He was a pioneering film director who had 518 films to his credit. His work spanned the silent and sound eras. Most of his films were completed in a span of 15 years. But today he is known only for one of his films, one considered by historians to be a landmark in cinema as well as the most controversial ever made. He could not escape the controversy of this one film before he died in relative obscurity, his contributions to the motion picture industry forever marred.
The story of D.W. Griffith is one of triumph and tragedy, of a man who almost singlehandedly created the American motion picture industry, but whose prejudices and ego have permanently colored how he is perceived.
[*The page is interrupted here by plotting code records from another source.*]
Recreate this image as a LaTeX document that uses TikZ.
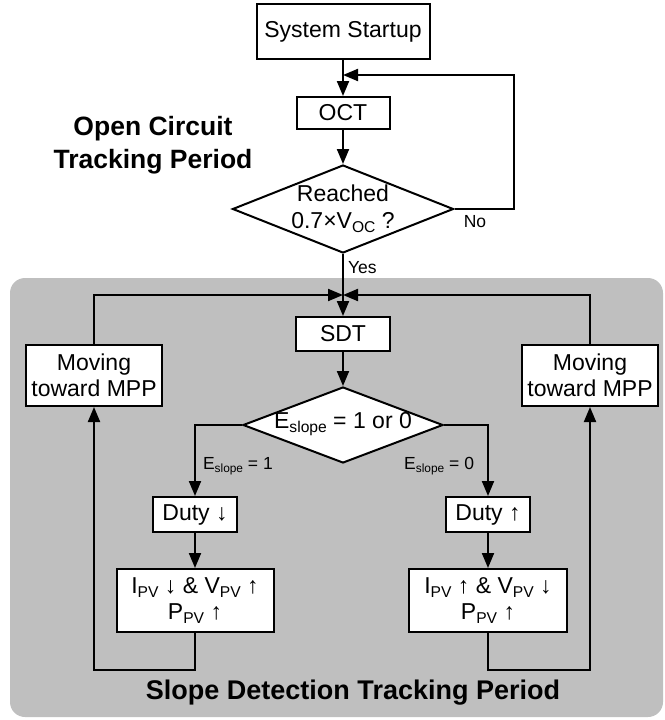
\documentclass[tikz,border=0pt]{standalone}
\usepackage{fontspec}
\usepackage{graphicx}
\setmainfont{Liberation Sans}
\usetikzlibrary{arrows.meta,shapes.geometric}
\definecolor{panel}{RGB}{191,191,191}
\newcommand\sbs[1]{\raisebox{-0.35ex}{\scalebox{0.68}{#1}}}
\begin{document}
\begin{tikzpicture}[x=1pt,y=-1pt,
  line width=2pt,
  arr/.style={-{Triangle[length=15pt,width=12pt]}},
  box/.style={draw, fill=white, inner sep=0pt, align=center, font=\fontsize{23}{26}\selectfont},
  dia/.style={draw, fill=white, diamond, inner sep=0pt},
  diatext/.style={inner sep=0pt, align=center, font=\fontsize{23}{27}\selectfont},
  lbl/.style={inner sep=0pt, font=\fontsize{17.5}{20}\selectfont},
  ttl/.style={inner sep=0pt, align=center, font=\bfseries\fontsize{26.5}{33}\selectfont}]
\useasboundingbox (0,0) rectangle (664,720);
\fill[panel, rounded corners=15pt] (10,278) rectangle (663,717);

% nodes
\node[box, minimum width=173pt, minimum height=55pt] (start) at (343,31.5) {System Startup};
\node[box, minimum width=93pt, minimum height=32pt] (oct) at (343,113) {OCT};
\node[dia, minimum width=221pt, minimum height=88pt] (d1) at (343,209) {};
\node[diatext] (d1t) at (343,208.5) {Reached\\0.7×V\sbs{OC} ?};
\node[box, minimum width=94pt, minimum height=34pt] (sdt) at (343,334) {SDT};
\node[dia, minimum width=200pt, minimum height=76pt] (d2) at (343,425) {};
\node[diatext] (d2t) at (343,424) {E\sbs{slope} = 1 or 0};
\node[box, minimum width=136pt, minimum height=61pt] (mvL) at (94,375.5) {Moving\\toward MPP};
\node[box, minimum width=136pt, minimum height=61pt] (mvR) at (590,375.5) {Moving\\toward MPP};
\node[box, minimum width=84pt, minimum height=35pt] (dD) at (195,514.5) {Duty ↓};
\node[box, minimum width=84pt, minimum height=35pt] (dU) at (488,514.5) {Duty ↑};
\node[box, minimum width=157pt, minimum height=63pt] (pL) at (195,600.5) {I\sbs{PV} ↓ \& V\sbs{PV} ↑\\P\sbs{PV} ↑};
\node[box, minimum width=158pt, minimum height=63pt] (pR) at (488,600.5) {I\sbs{PV} ↑ \& V\sbs{PV} ↓\\P\sbs{PV} ↑};

\coordinate (j1) at (343,75);
\coordinate (j2) at (343,295);

% labels
\node[ttl] (t1) at (153,145.5) {Open Circuit\\Tracking Period};
\node[ttl, font=\bfseries\fontsize{27}{33}\selectfont] (t2) at (353,693) {Slope Detection Tracking Period};
\node[lbl] (no) at (475,222) {No};
\node[lbl, anchor=west] (yes) at (347,268) {Yes};
\node[lbl, anchor=west] (e1) at (202,466) {E\sbs{slope} = 1};
\node[lbl, anchor=east] (e0) at (475,466) {E\sbs{slope} = 0};

% connectors
\draw[arr] (start.south) -- (oct.north);
\draw[arr] (oct.south) -- (d1.north);
\draw[arr] (d1.east) -- ++(59,0) |- (j1);
\draw[arr] (d1.south) -- (sdt.north);
\draw[arr] (mvL.north) |- (j2);
\draw[arr] (mvR.north) |- (j2);
\draw[arr] (sdt.south) -- (d2.north);
\draw[arr] (d2.west) -| (dD.north);
\draw[arr] (d2.east) -| (dU.north);
\draw[arr] (dD.south) -- (pL.north);
\draw[arr] (dU.south) -- (pR.north);
\draw[arr] (pL.south) -- ++(0,37) -| (mvL.south);
\draw[arr] (pR.south) -- ++(0,37) -| (mvR.south);
\end{tikzpicture}
\end{document}
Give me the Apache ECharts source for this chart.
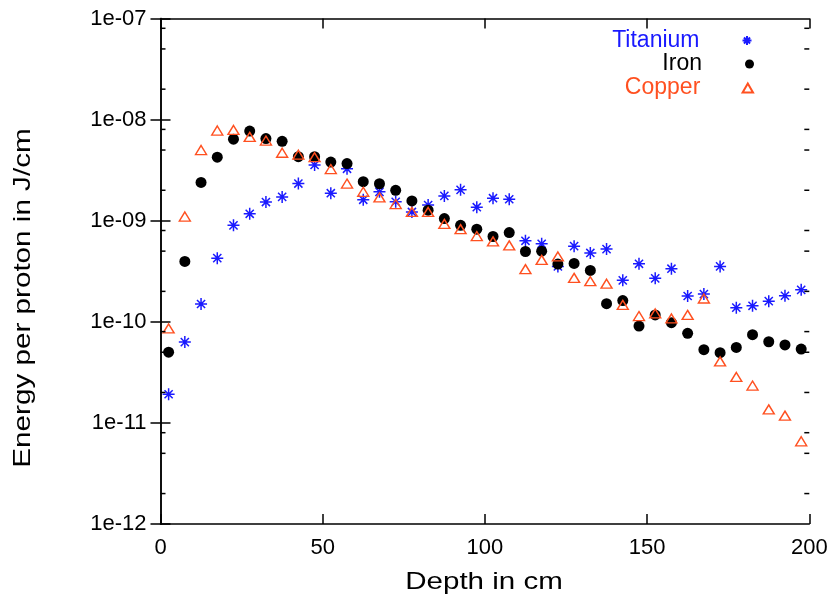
<!DOCTYPE html>
<html>
<head>
<meta charset="utf-8">
<script src="https://cdn.jsdelivr.net/npm/echarts@6/dist/echarts.min.js"></script>
<style>
html,body{margin:0;padding:0;background:#fff;}
#chart{width:832px;height:601px;}
</style>
</head>
<body>
<div id="chart"></div>
<script>
const depth = [2.5, 7.5, 12.5, 17.5, 22.5, 27.5, 32.5, 37.5, 42.5, 47.5,
  52.5, 57.5, 62.5, 67.5, 72.5, 77.5, 82.5, 87.5, 92.5, 97.5,
  102.5, 107.5, 112.5, 117.5, 122.5, 127.5, 132.5, 137.5, 142.5, 147.5,
  152.5, 157.5, 162.5, 167.5, 172.5, 177.5, 182.5, 187.5, 192.5, 197.5];

const titanium = [1.92e-11, 6.3e-11, 1.5e-10, 4.26e-10, 9.0e-10, 1.17e-9, 1.53e-9, 1.72e-9, 2.33e-9, 3.56e-9,
  1.87e-9, 3.26e-9, 1.61e-9, 1.93e-9, 1.54e-9, 1.22e-9, 1.43e-9, 1.76e-9, 2.02e-9, 1.36e-9,
  1.67e-9, 1.63e-9, 6.33e-10, 5.91e-10, 3.53e-10, 5.6e-10, 4.8e-10, 5.24e-10, 2.57e-10, 3.75e-10,
  2.69e-10, 3.35e-10, 1.8e-10, 1.88e-10, 3.53e-10, 1.38e-10, 1.44e-10, 1.6e-10, 1.81e-10, 2.07e-10];

const iron = [5.0e-11, 3.95e-10, 2.39e-9, 4.25e-9, 6.4e-9, 7.7e-9, 6.5e-9, 6.1e-9, 4.3e-9, 4.3e-9,
  3.8e-9, 3.67e-9, 2.43e-9, 2.32e-9, 2.0e-9, 1.57e-9, 1.27e-9, 1.05e-9, 9.0e-10, 8.25e-10,
  6.98e-10, 7.64e-10, 4.96e-10, 5.0e-10, 3.72e-10, 3.78e-10, 3.22e-10, 1.51e-10, 1.62e-10, 9.08e-11,
  1.17e-10, 9.8e-11, 7.7e-11, 5.3e-11, 4.95e-11, 5.58e-11, 7.45e-11, 6.35e-11, 5.9e-11, 5.38e-11];

const copper = [8.6e-11, 1.1e-9, 5.0e-9, 7.8e-9, 7.9e-9, 6.75e-9, 6.2e-9, 4.7e-9, 4.5e-9, 4.25e-9,
  3.24e-9, 2.33e-9, 1.93e-9, 1.7e-9, 1.46e-9, 1.22e-9, 1.22e-9, 9.3e-10, 8.25e-10, 7.05e-10,
  6.24e-10, 5.7e-10, 3.32e-10, 4.1e-10, 4.43e-10, 2.72e-10, 2.52e-10, 2.38e-10, 1.47e-10, 1.14e-10,
  1.21e-10, 1.08e-10, 1.17e-10, 1.7e-10, 4.06e-11, 2.85e-11, 2.34e-11, 1.36e-11, 1.18e-11, 6.58e-12];

const xTicks = [0, 50, 100, 150, 200];
const yMajor = [1e-12, 1e-11, 1e-10, 1e-9, 1e-8, 1e-7];
const yMinor = [2e-12, 5e-12, 8e-12, 2e-11, 5e-11, 8e-11, 2e-10, 5e-10, 8e-10,
  2e-9, 5e-9, 8e-9, 2e-8, 5e-8, 8e-8];

const seriesNames = ['Titanium', 'Iron', 'Copper'];
const seriesColors = ['#1a1aff', '#000000', '#ff5020'];

const FONT = '"Liberation Sans", Arial, Helvetica, sans-serif';
const STAR = 'path://M0 5L10 5M5 0L5 10M1.6 1.6L8.4 8.4M8.4 1.6L1.6 8.4';
const TRI = 'path://M5 0L10 8.66L0 8.66Z';

function pairs(ys) { return depth.map((x, i) => [x, ys[i]]); }
function expLabel(v) {
  const e = Math.round(Math.log10(v));
  const a = Math.abs(e);
  return '1e' + (e < 0 ? '-' : '+') + (a < 10 ? '0' + a : '' + a);
}

const lineStyle = { color: '#000', width: 1.5 };

function yMajorAxis(pos, labels) {
  return {
    type: 'log', logBase: 10, min: yMajor[0], max: yMajor[yMajor.length - 1], position: pos,
    axisLine: { show: true, lineStyle: lineStyle },
    axisTick: { show: true, inside: true, length: 10, lineStyle: lineStyle },
    axisLabel: labels ? { show: true, formatter: expLabel, color: '#000', fontSize: 22, fontFamily: FONT, margin: 14 } : { show: false },
    splitLine: { show: false }, minorTick: { show: false }
  };
}
function xAxisDef(pos, labels) {
  return {
    type: 'value', min: xTicks[0], max: xTicks[xTicks.length - 1], interval: 50, position: pos,
    axisLine: { show: true, onZero: false, lineStyle: lineStyle },
    axisTick: { show: true, inside: true, length: 10, lineStyle: lineStyle },
    axisLabel: labels ? { show: true, color: '#000', fontSize: 22, fontFamily: FONT, margin: 13 } : { show: false },
    splitLine: { show: false }
  };
}

function legendDef(idx, top) {
  return {
    data: [seriesNames[idx]], orient: 'vertical', right: 78, top: top, padding: 0,
    align: 'right', itemWidth: 85, itemHeight: 9, itemGap: 0, selectedMode: false,
    textStyle: { color: seriesColors[idx], fontSize: 23, fontFamily: FONT }
  };
}

// minor ticks at 2, 5, 8 of each decade on both vertical borders, placed through the axes
function renderMinorTick(params, api) {
  const v = api.value(0);
  const pL = api.coord([xTicks[0], v]);
  const pR = api.coord([xTicks[xTicks.length - 1], v]);
  const st = { stroke: '#000', lineWidth: 1.5 };
  return {
    type: 'group',
    children: [
      { type: 'line', shape: { x1: pL[0], y1: pL[1], x2: pL[0] + 5, y2: pL[1] }, style: st },
      { type: 'line', shape: { x1: pR[0] - 5, y1: pR[1], x2: pR[0], y2: pR[1] }, style: st }
    ]
  };
}

const chart = echarts.init(document.getElementById('chart'), null, { renderer: 'canvas' });
chart.setOption({
  backgroundColor: '#fff',
  animation: false,
  grid: { left: 160.5, right: 22.7, top: 18.5, bottom: 77 },
  xAxis: [xAxisDef('bottom', true), xAxisDef('top', false)],
  yAxis: [yMajorAxis('left', true), yMajorAxis('right', false)],
  legend: [legendDef(0, 29), legendDef(1, 52.5), legendDef(2, 76.5)],
  series: [
    {
      type: 'custom', name: 'minorTicks', data: yMinor.map(v => [v]),
      encode: { y: 0 }, renderItem: renderMinorTick, clip: false, silent: true, z: 3
    },
    {
      name: seriesNames[0], type: 'scatter', data: pairs(titanium),
      symbol: STAR, symbolSize: 12,
      itemStyle: { color: 'none', borderColor: seriesColors[0], borderWidth: 1.5, opacity: 1 }
    },
    {
      name: seriesNames[1], type: 'scatter', data: pairs(iron),
      symbol: 'circle', symbolSize: 11,
      itemStyle: { color: seriesColors[1], opacity: 1 }
    },
    {
      name: seriesNames[2], type: 'scatter', data: pairs(copper),
      symbol: TRI, symbolSize: [11, 9],
      itemStyle: { color: 'rgba(255,255,255,0)', borderColor: seriesColors[2], borderWidth: 1.4, opacity: 1 }
    }
  ],
  graphic: [
    {
      type: 'text', x: 484, y: 582, scaleX: 1.23,
      style: { text: 'Depth in cm', fontSize: 24, fontFamily: FONT, fill: '#000', align: 'center', verticalAlign: 'middle' }
    },
    {
      type: 'text', x: 23, y: 298, rotation: Math.PI / 2, scaleX: 1.235,
      style: { text: 'Energy per proton in J/cm', fontSize: 24, fontFamily: FONT, fill: '#000', align: 'center', verticalAlign: 'middle' }
    }
  ]
});
</script>
</body>
</html>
In 1958, James Agee wrote of Griffith and his time, “This was the only time in movie history that a man of great ability worked freely, in an unspoiled medium, for an unspoiled audience, on a majestic theme which involved all that was, and brought to it, besides his abilities as an inventor and artist, absolute passion, pity, courage, and honesty. He achieved what no other known man has ever achieved. To watch his work is like being witness to the beginning of melody, or the first conscious use of the lever or the wheel, the emergence coordination, and first eloquence of language, the birth of an art, and to realize that this is all the work of one man.”
It would be an overstatement to say that D.W. Griffith created Hollywood; but Hollywood would have been quite different without his complicated genius. As historian Richard Griffith put it, “the origins of older arts are lost in prehistory, their creators unknown or barely guessed at,” but for the movies, “we have an almost complete record of the ‘birth of an art.’ The creator of film art was David Wark Griffith.”